DATASET CONTENT:
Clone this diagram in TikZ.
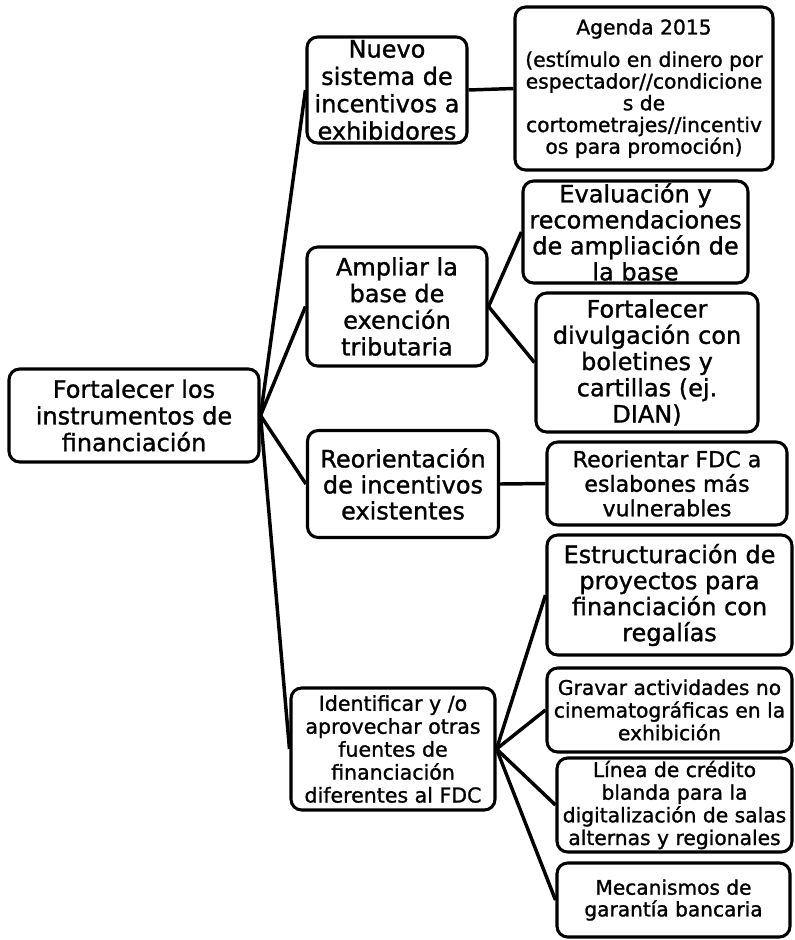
\documentclass[tikz,border=0pt]{standalone}
\usepackage{fontspec}
\setmainfont{DejaVu Sans}[RawFeature={embolden=1.2}]
\begin{document}
\begin{tikzpicture}[x=0.75pt,y=-0.75pt,
  box/.style={draw, line width=2.3pt, rounded corners=8pt, align=center, inner sep=0pt},
  L/.style={font=\fontsize{18}{20}\selectfont},
  S/.style={font=\fontsize{15.2}{17}\selectfont},
  link/.style={line width=2.6pt}]
\useasboundingbox (0,0) rectangle (794,940);
\node[box,L,minimum width=187.5pt,minimum height=69.75pt] (root) at (134,415.5) {Fortalecer los\\instrumentos de\\financiación};
\node[box,L,font=\fontsize{18}{20.5}\selectfont,minimum width=120pt,minimum height=79.5pt] (nuevo) at (387,90) {Nuevo\\sistema de\\incentivos a\\exhibidores};
\node[box,S,font=\fontsize{15.2}{16.3}\selectfont,minimum width=193.5pt,minimum height=122.25pt] (agenda) at (644,88.5) {Agenda 2015\\[8pt](estímulo en dinero por\\espectador//condicione\\s de\\cortometrajes//incentiv\\os para promoción)};
\node[box,L,minimum width=135pt,minimum height=89.25pt] (ampliar) at (397,306.5) {Ampliar la\\base de\\exención\\tributaria};
\node[box,L,font=\fontsize{18}{19.5}\selectfont,minimum width=168.75pt,minimum height=76.5pt] (eval) at (635.5,232) {Evaluación y\\recomendaciones\\de ampliación de\\la base};
\node[box,L,font=\fontsize{18}{19.7}\selectfont,minimum width=166.5pt,minimum height=104.25pt] (divul) at (647,362.5) {Fortalecer\\divulgación con\\boletines y\\cartillas (ej.\\DIAN)};
\node[box,L,font=\fontsize{18}{19.5}\selectfont,minimum width=143.25pt,minimum height=80.25pt] (reor) at (403,484) {Reorientación\\de incentivos\\existentes};
\node[box,font=\fontsize{16.6}{18.4}\selectfont,minimum width=180pt,minimum height=62.25pt] (reorfdc) at (667,483.5) {Reorientar FDC a\\eslabones más\\vulnerables};
\node[box,font=\fontsize{15.4}{17.2}\selectfont,minimum width=153pt,minimum height=91.5pt] (ident) at (393,749) {Identificar y /o\\aprovechar otras\\fuentes de\\financiación\\diferentes al FDC};
\node[box,L,font=\fontsize{18}{19.5}\selectfont,minimum width=183.75pt,minimum height=90pt] (estr) at (669.5,595) {Estructuración de\\proyectos para\\financiación con\\regalías};
\node[box,S,minimum width=183.75pt,minimum height=63pt] (gravar) at (669.5,710) {Gravar actividades no\\cinematográficas en la\\exhibición};
\node[box,S,minimum width=176.25pt,minimum height=70.5pt] (linea) at (674.5,805) {Línea de crédito\\blanda para la\\digitalización de salas\\alternas y regionales};
\node[box,font=\fontsize{15.1}{16.3}\selectfont,minimum width=174.75pt,minimum height=55.5pt] (mecan) at (673.5,900) {Mecanismos de\\garantía bancaria};
\draw[link] (root.east) -- (nuevo.west);
\draw[link] (root.east) -- (ampliar.west);
\draw[link] (root.east) -- (reor.west);
\draw[link] (root.east) -- (ident.west);
\draw[link] (nuevo.east) -- (agenda.west);
\draw[link] (ampliar.east) -- (eval.west);
\draw[link] (ampliar.east) -- (divul.west);
\draw[link] (reor.east) -- (reorfdc.west);
\draw[link] (ident.east) -- (estr.west);
\draw[link] (ident.east) -- (gravar.west);
\draw[link] (ident.east) -- (linea.west);
\draw[link] (ident.east) -- (mecan.west);
\end{tikzpicture}
\end{document}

WHAT THE EXERCISE ASKS: From the material above, reproduce everything verbatim except the pictures.

THE RESPONSE:
Clone this diagram in TikZ.
\documentclass[tikz,border=0pt]{standalone}
\usepackage{fontspec}
\setmainfont{DejaVu Sans}[RawFeature={embolden=1.2}]
\begin{document}
\begin{tikzpicture}[x=0.75pt,y=-0.75pt,
  box/.style={draw, line width=2.3pt, rounded corners=8pt, align=center, inner sep=0pt},
  L/.style={font=\fontsize{18}{20}\selectfont},
  S/.style={font=\fontsize{15.2}{17}\selectfont},
  link/.style={line width=2.6pt}]
\useasboundingbox (0,0) rectangle (794,940);
\node[box,L,minimum width=187.5pt,minimum height=69.75pt] (root) at (134,415.5) {Fortalecer los\\instrumentos de\\financiación};
\node[box,L,font=\fontsize{18}{20.5}\selectfont,minimum width=120pt,minimum height=79.5pt] (nuevo) at (387,90) {Nuevo\\sistema de\\incentivos a\\exhibidores};
\node[box,S,font=\fontsize{15.2}{16.3}\selectfont,minimum width=193.5pt,minimum height=122.25pt] (agenda) at (644,88.5) {Agenda 2015\\[8pt](estímulo en dinero por\\espectador//condicione\\s de\\cortometrajes//incentiv\\os para promoción)};
\node[box,L,minimum width=135pt,minimum height=89.25pt] (ampliar) at (397,306.5) {Ampliar la\\base de\\exención\\tributaria};
\node[box,L,font=\fontsize{18}{19.5}\selectfont,minimum width=168.75pt,minimum height=76.5pt] (eval) at (635.5,232) {Evaluación y\\recomendaciones\\de ampliación de\\la base};
\node[box,L,font=\fontsize{18}{19.7}\selectfont,minimum width=166.5pt,minimum height=104.25pt] (divul) at (647,362.5) {Fortalecer\\divulgación con\\boletines y\\cartillas (ej.\\DIAN)};
\node[box,L,font=\fontsize{18}{19.5}\selectfont,minimum width=143.25pt,minimum height=80.25pt] (reor) at (403,484) {Reorientación\\de incentivos\\existentes};
\node[box,font=\fontsize{16.6}{18.4}\selectfont,minimum width=180pt,minimum height=62.25pt] (reorfdc) at (667,483.5) {Reorientar FDC a\\eslabones más\\vulnerables};
\node[box,font=\fontsize{15.4}{17.2}\selectfont,minimum width=153pt,minimum height=91.5pt] (ident) at (393,749) {Identificar y /o\\aprovechar otras\\fuentes de\\financiación\\diferentes al FDC};
\node[box,L,font=\fontsize{18}{19.5}\selectfont,minimum width=183.75pt,minimum height=90pt] (estr) at (669.5,595) {Estructuración de\\proyectos para\\financiación con\\regalías};
\node[box,S,minimum width=183.75pt,minimum height=63pt] (gravar) at (669.5,710) {Gravar actividades no\\cinematográficas en la\\exhibición};
\node[box,S,minimum width=176.25pt,minimum height=70.5pt] (linea) at (674.5,805) {Línea de crédito\\blanda para la\\digitalización de salas\\alternas y regionales};
\node[box,font=\fontsize{15.1}{16.3}\selectfont,minimum width=174.75pt,minimum height=55.5pt] (mecan) at (673.5,900) {Mecanismos de\\garantía bancaria};
\draw[link] (root.east) -- (nuevo.west);
\draw[link] (root.east) -- (ampliar.west);
\draw[link] (root.east) -- (reor.west);
\draw[link] (root.east) -- (ident.west);
\draw[link] (nuevo.east) -- (agenda.west);
\draw[link] (ampliar.east) -- (eval.west);
\draw[link] (ampliar.east) -- (divul.west);
\draw[link] (reor.east) -- (reorfdc.west);
\draw[link] (ident.east) -- (estr.west);
\draw[link] (ident.east) -- (gravar.west);
\draw[link] (ident.east) -- (linea.west);
\draw[link] (ident.east) -- (mecan.west);
\end{tikzpicture}
\end{document}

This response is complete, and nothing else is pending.